Keep Personal Sharing to a Minimum
It’s tempting to spend a great deal of time on social media. It’s how you catch up with friends and family. However, did you know that every time you upload a new picture of yourself or update your address on Facebook your information remains in cyberspace? In fact, more than likely, someone somewhere can access everything you’ve posted.
Even when you use those handy chat bubbles to talk to customer service representatives online, your information is being recorded, along with your geographical location. All of this may sound frightening, but you can protect your online activity with a VPN.
What is a VPN?
A VPN (Virtual Private Network), is the safest way to protect yourself online. If you tend to use public W-Fi, installing a VPN is crucial to the safety of your private information. A VPN takes your outgoing data and channels it through an encrypted tunnel, or a set of proxy servers, to hide your information. All of your traveling data is masked from others, such as hackers or identity thieves, who may be trying to access it.
A VPN can also change your IP address, which reveals the location of your device. An IP (Internet Protocol) address is a series of numbers that gives your device an identity. When you request access to a website, your IP address tells the content where it needs to travel in order to load the web page. Masking or changing your IP address is a way to protect your location.

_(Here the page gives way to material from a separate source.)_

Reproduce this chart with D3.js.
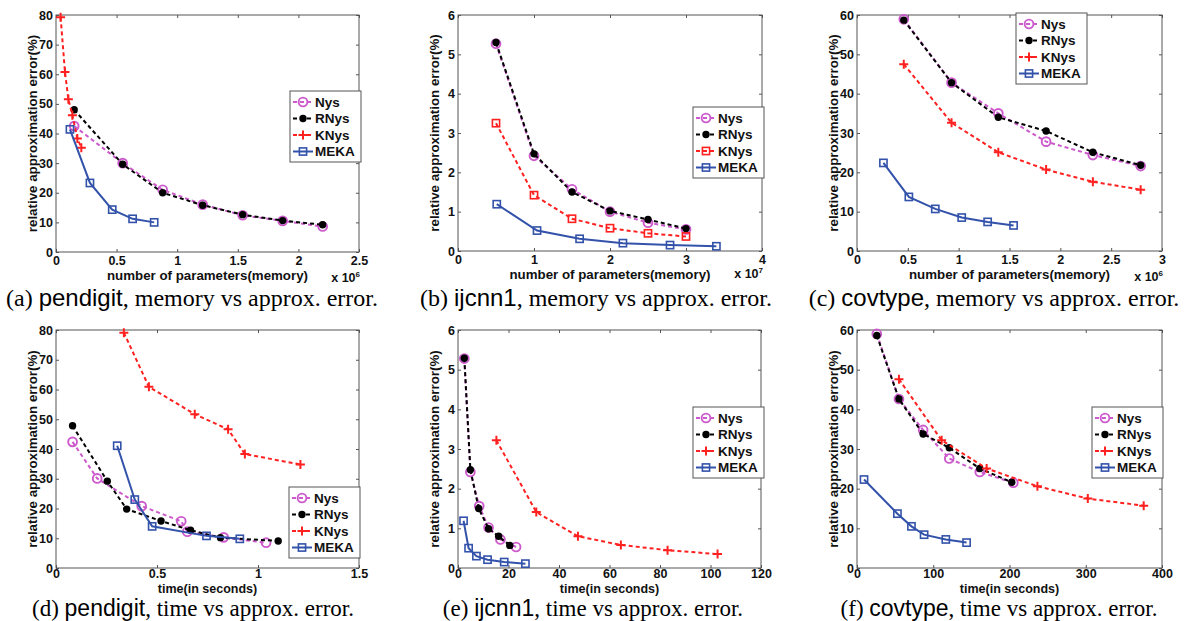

Use Sites With HTTPS or SSL Connections
Using sites that are hosted on an HTTPS (Hypertext Transfer Protocol Secure), which supports an SSL (Secure Sockets Layer) connection, can provide extra security while you browse their sites. You will notice a green lock icon appear in the URL bar of the browser you are using, which indicates that the interactions between the site and your browser are encrypted and secured.
Use a Semi-Open Network or a Hotspot
Semi-open networks require the user to enter an email address or to click through their terms and services before allowing access. Some internet service providers (ISPs) offer public hotspots to their customers for free, or to other users for a small fee. Due to the extra security, these semi-open networks are safer than open networks. As well, semi-open networks boast a quicker internet speed due to less widespread public usage.
Ultimately, while the best way to protect your online information on public Wi-Fi is to not use any apps or sites that need identification or banking information, a VPN will give you the extra security needed. Making use of these simple suggestions will help keep your online activity as safe as possible.